Global increases in energy costs over the past year have significantly increased the value of DuPont’s Bio-Based Materials portfolio.  Just one example of the opportunity is Bio-PDO™, a key ingredient in DuPont™ Sorona®. Bio-PDO™ is scheduled to start production the second quarter of 2006 through a joint venture with UK-based Tate & Lyle.  To capitalize fully on its potential, Bio-Based Materials will be elevated to a Corporate Technology Platform, where it will be appropriately resourced and aggressively leveraged across the company’s five growth platforms.  Bio-Based Materials Vice President and General Manager John Ranieri will continue to manage this effort.

Share Repurchase

To complement these actions with near-term value enhancement for shareholders, and to underscore the company's confidence that it will succeed in its initiatives, DuPont will further leverage the strength of its balance sheet by financing a $5 billion share repurchase program.  The company has entered into a $3 billion "Accelerated Share Repurchase" agreement with Goldman, Sachs & Co. that will begin immediately.  Under the agreement, DuPont will purchase from Goldman Sachs 75,719,334 shares of DuPont common stock on Oct. 27, 2005, at a price per share of $39.62, with Goldman Sachs purchasing an equivalent number of shares in the open market over the next nine months.  At the end of this period, DuPont may receive from or be required to pay to Goldman Sachs a price adjustment based upon the volume weighted average price of DuPont shares during this period.  For the earnings per share calculation, DuPont will have 75,719,334 fewer shares outstanding immediately following the Oct. 27 purchase.  DuPont intends to execute the remaining $2 billion repurchase over the 12 months following the completion of the Accelerated Share Repurchase program in mid-2006, consistent with DuPont's financial discipline principles.

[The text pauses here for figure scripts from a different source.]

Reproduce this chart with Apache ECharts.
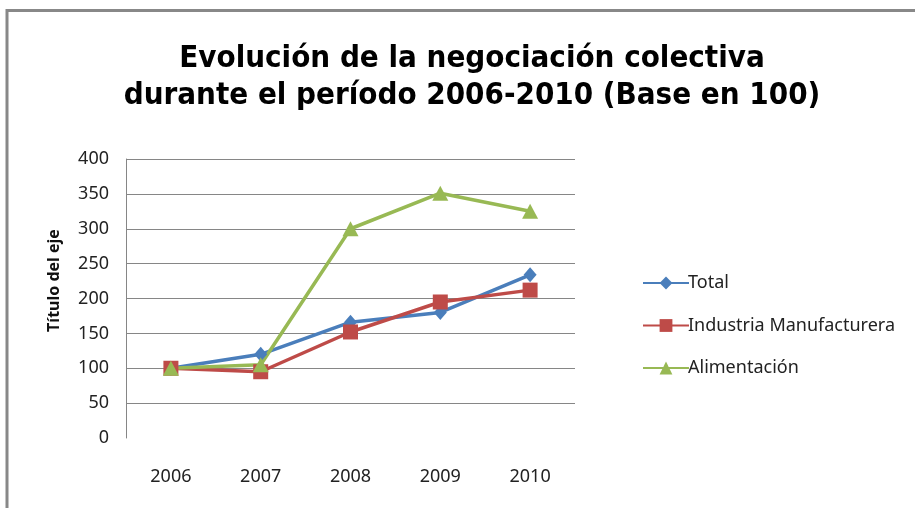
<!DOCTYPE html>
<html>
<head>
<meta charset="utf-8">
<script src="https://cdn.jsdelivr.net/npm/echarts@6/dist/echarts.min.js"></script>
<style>
  html, body { margin: 0; padding: 0; background: #fff; }
  #chart { width: 915px; height: 508px; }
</style>
</head>
<body>
<div id="chart"></div>
<script>
const years = ["2006", "2007", "2008", "2009", "2010"]
const total = [100, 120, 166, 180, 234]
const industria = [100, 95, 152, 195, 212]
const alimentacion = [100, 105, 300, 351, 325]
const yTicks = [0, 50, 100, 150, 200, 250, 300, 350, 400]

const font = "'Noto Sans', sans-serif"
const titleFont = "'Liberation Sans Narrow', 'DejaVu Sans Condensed', 'Noto Sans', sans-serif"
const chart = echarts.init(document.getElementById("chart"))

const option = {
  animation: false,
  backgroundColor: "#fff",
  title: {
    text: "Evolución de la negociación colectiva\ndurante el período 2006-2010 (Base en 100)",
    left: 467,
    textAlign: "center",
    top: 35,
    textStyle: {
      fontFamily: titleFont,
      fontSize: 31,
      fontWeight: "bold",
      color: "#000",
      lineHeight: 37,
    },
  },
  graphic: [
    { type: "line", shape: { x1: 7, y1: 9, x2: 7, y2: 508 }, style: { stroke: "#888", lineWidth: 3 } },
    { type: "line", shape: { x1: 6, y1: 10.5, x2: 915, y2: 10.5 }, style: { stroke: "#888", lineWidth: 3 } },
  ],
  legend: {
    orient: "vertical",
    left: 637,
    top: 269,
    itemWidth: 46,
    itemHeight: 16,
    itemGap: 24.5,
    textStyle: { fontFamily: font, fontSize: 18, color: "#222", padding: [0, 0, 0, -6] },
    data: ["Total", "Industria Manufacturera", "Alimentación"],
  },
  grid: { left: 126, right: 340, top: 159, bottom: 70 },
  xAxis: {
    type: "category",
    data: years,
    axisLine: { show: false },
    axisTick: { show: false },
    axisLabel: { fontFamily: font, fontSize: 18, color: "#222", margin: 30 },
  },
  yAxis: {
    type: "value",
    min: yTicks[0],
    max: yTicks[yTicks.length - 1],
    interval: 50,
    name: "Título del eje",
    nameLocation: "middle",
    nameGap: 64,
    nameTextStyle: { fontFamily: font, fontSize: 16, color: "#111", fontWeight: "bold", padding: [0, 0, 0, 36] },
    axisLine: { show: true, lineStyle: { color: "#868686", width: 1 } },
    axisTick: { show: false },
    axisLabel: { fontFamily: font, fontSize: 18, color: "#222", margin: 17 },
    splitLine: {
      lineStyle: { color: "#868686", width: 1 },
      showMinLine: false,
    },
  },
  series: [
    {
      name: "Total",
      type: "line",
      data: total,
      symbol: "diamond",
      symbolSize: [13, 15],
      lineStyle: { color: "#4A7EBB", width: 3.5 },
      itemStyle: { color: "#4A7EBB" },
    },
    {
      name: "Industria Manufacturera",
      type: "line",
      data: industria,
      symbol: "rect",
      symbolSize: 15,
      lineStyle: { color: "#BE4B48", width: 3.5 },
      itemStyle: { color: "#BE4B48" },
    },
    {
      name: "Alimentación",
      type: "line",
      data: alimentacion,
      symbol: "triangle",
      symbolSize: [16, 15],
      lineStyle: { color: "#98B954", width: 3.5 },
      itemStyle: { color: "#98B954" },
    },
  ],
}

chart.setOption(option)
</script>
</body>
</html>
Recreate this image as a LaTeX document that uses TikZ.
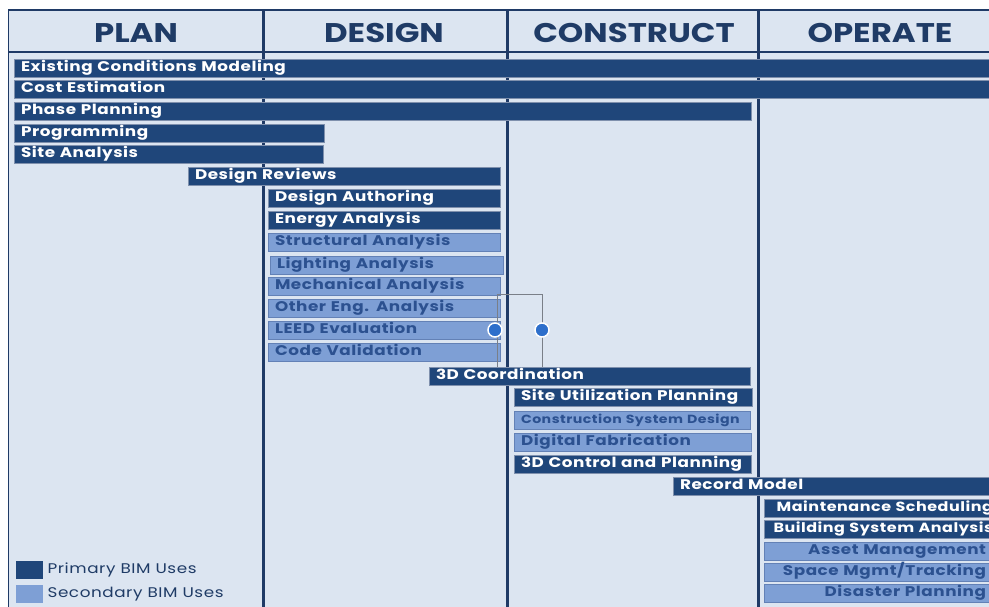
\documentclass[tikz,border=0pt]{standalone}
\usepackage{fontspec}
\setmainfont{Poppins}
\newfontfamily\barfont{Poppins}[FakeStretch=1.2, LetterSpace=4]
\newfontfamily\hdrfont{Poppins}[FakeStretch=1.2]
\definecolor{bgc}{HTML}{DCE5F1}
\definecolor{hdrtext}{HTML}{1F3B66}
\definecolor{darkc}{HTML}{1F467A}
\definecolor{darkedge}{HTML}{7F90AD}
\definecolor{lightc}{HTML}{7E9FD5}
\definecolor{lightedge}{HTML}{6381B6}
\definecolor{lighttext}{HTML}{2C5190}
\definecolor{colline}{HTML}{1F3A66}
\definecolor{handlec}{HTML}{2E6FCB}
\definecolor{brk}{HTML}{7A7F88}
\newcommand\bimbar[6]{%
  \pgfmathsetlengthmacro\bimbw{(#5-#3)*1pt}%
  \pgfmathsetlengthmacro\bimtw{(#5-#3)*1pt-14pt}%
  \node[#2, anchor=north west, minimum width=\bimbw, minimum height=18pt, text width=\bimtw] (#1) at (#3,#4) {#6};}
\newcommand\rtext[2]{\makebox[\linewidth][r]{#1\hspace*{#2}}}
\begin{document}
\begin{tikzpicture}[x=1pt,y=-1pt,
  barbase/.style={inner xsep=7pt, inner ysep=0pt, outer sep=0pt, line width=0.7pt, text height=10pt, text depth=2.5pt, align=left, font=\barfont\bfseries\fontsize{14}{14}\selectfont},
  darkbar/.style={barbase, fill=darkc, draw=darkedge, text=white},
  lightbar/.style={barbase, fill=lightc, draw=lightedge, text=lighttext},
  smalltext/.style={font=\barfont\bfseries\fontsize{13.3}{14}\selectfont},
  hdr/.style={text=hdrtext, font=\hdrfont\bfseries\fontsize{27}{28}\selectfont, anchor=base, inner sep=0pt},
  colrule/.style={draw=colline, line width=3pt},
  bracket/.style={draw=brk, line width=0.8pt},
  handle/.style={circle, fill=handlec, draw=white, line width=1.5pt, minimum size=14pt, inner sep=0pt},
  legbox/.style={fill=#1, draw=none, minimum width=27pt, minimum height=18pt, anchor=north west, inner sep=0pt},
  legtext/.style={text=hdrtext, font=\barfont\fontsize{14}{14}\selectfont, anchor=west, inner sep=0pt}
]
\useasboundingbox (0,0) rectangle (989,607);
\fill[white] (0,0) rectangle (989,607);
\fill[bgc] (8,10) rectangle (1030,620);
% frame and header lines
\draw[colline, line width=1.5pt] (8.5,620) -- (8.5,10) -- (1030,10);
\draw[colline, line width=2pt] (8,52) -- (1030,52);
\draw[colrule] (263,10) -- (263,620);
\draw[colrule] (507,10) -- (507,620);
\draw[colrule] (758,10) -- (758,620);
% headers
\node[hdr] (plan) at (136,43) {PLAN};
\node[hdr] (design) at (384,43) {DESIGN};
\node[hdr] (construct) at (634,43) {CONSTRUCT};
\node[hdr] (operate) at (880,43) {OPERATE};
% bars
\bimbar{ecm}{darkbar}{14}{59}{1020}{Existing Conditions Modeling}
\bimbar{cost}{darkbar}{14}{80}{1020}{Cost Estimation}
\bimbar{phase}{darkbar}{14}{102}{751}{Phase Planning}
\bimbar{prog}{darkbar}{14}{124}{324}{Programming}
\bimbar{site}{darkbar}{14}{145}{323}{Site Analysis}
\bimbar{dreview}{darkbar}{188}{167}{500}{Design Reviews}
\bimbar{dauth}{darkbar}{268}{189}{500}{Design Authoring}
\bimbar{energy}{darkbar}{268}{211}{500}{Energy Analysis}
\bimbar{struct}{lightbar}{268}{233}{500}{Structural Analysis}
\bimbar{light}{lightbar}{270}{256}{503}{Lighting Analysis}
\bimbar{mech}{lightbar}{268}{277}{500}{Mechanical Analysis}
\bimbar{other}{lightbar}{268}{299}{500}{Other Eng. Analysis}
\bimbar{leed}{lightbar}{268}{321}{500}{LEED Evaluation}
\bimbar{code}{lightbar}{268}{343}{500}{Code Validation}
\bimbar{coord}{darkbar}{429}{367}{750}{3D Coordination}
\bimbar{siteu}{darkbar}{514}{388}{752}{Site Utilization Planning}
\bimbar{csd}{lightbar,font=\barfont\bfseries\fontsize{11.8}{12}\selectfont}{514}{411}{750}{Construction System Design}
\bimbar{dfab}{lightbar}{514}{433}{751}{Digital Fabrication}
\bimbar{ctrl}{darkbar}{514}{455}{751}{3D Control and Planning}
\bimbar{record}{darkbar}{673}{477}{1020}{Record Model}
\bimbar{maint}{darkbar,smalltext}{764}{499}{1020}{\rtext{Maintenance Scheduling}{20pt}}
\bimbar{bsa}{darkbar,smalltext}{764}{520}{1020}{\rtext{Building System Analysis}{20pt}}
\bimbar{asset}{lightbar}{764}{542}{1020}{\rtext{Asset Management}{27pt}}
\bimbar{space}{lightbar}{764}{563}{1020}{\rtext{Space Mgmt/Tracking}{27pt}}
\bimbar{disaster}{lightbar}{764}{584}{1020}{\rtext{Disaster Planning}{27pt}}
% bracket and handles
\coordinate (bl) at (497,294);
\coordinate (br) at (542,294);
\draw[bracket] (bl |- coord.north) -- (bl) -- (br) -- (br |- coord.north);
\node[handle] (h1) at (495,330) {};
\node[handle] (h2) at (542,330) {};
% legend
\node[legbox=darkc] (lp) at (16,561) {};
\node[legbox=lightc] (ls) at (16,585) {};
\node[legtext] (lpt) at ([xshift=4pt]lp.east) {Primary BIM Uses};
\node[legtext] (lst) at ([xshift=4pt]ls.east) {Secondary BIM Uses};
\end{tikzpicture}
\end{document}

"We are confident the actions we announced today will create value for our customers and shareholders both in the near and longer term," Chad said. "The share buyback program puts our financial strength to work to ensure our shareholders begin to realize that significant value now, and to demonstrate our confidence that we will successfully accelerate our growth and productivity strategies."

In a letter to employees, DuPont Chairman and CEO explained the share repurchase program: "Because we are confident in the future growth of our company, today we announced that we are ‘buying DuPont’ – initiating a $5 billion share repurchase program that is an investment in the growth and future of DuPont."

"This amounts to approximately 13 percent of our company’s shares. The Board of Directors approved the first $3 billion of the repurchase to begin immediately, with the remaining $2 billion to take place in the months ahead. We have many choices where to invest our cash – and our choice is DuPont," Chad said.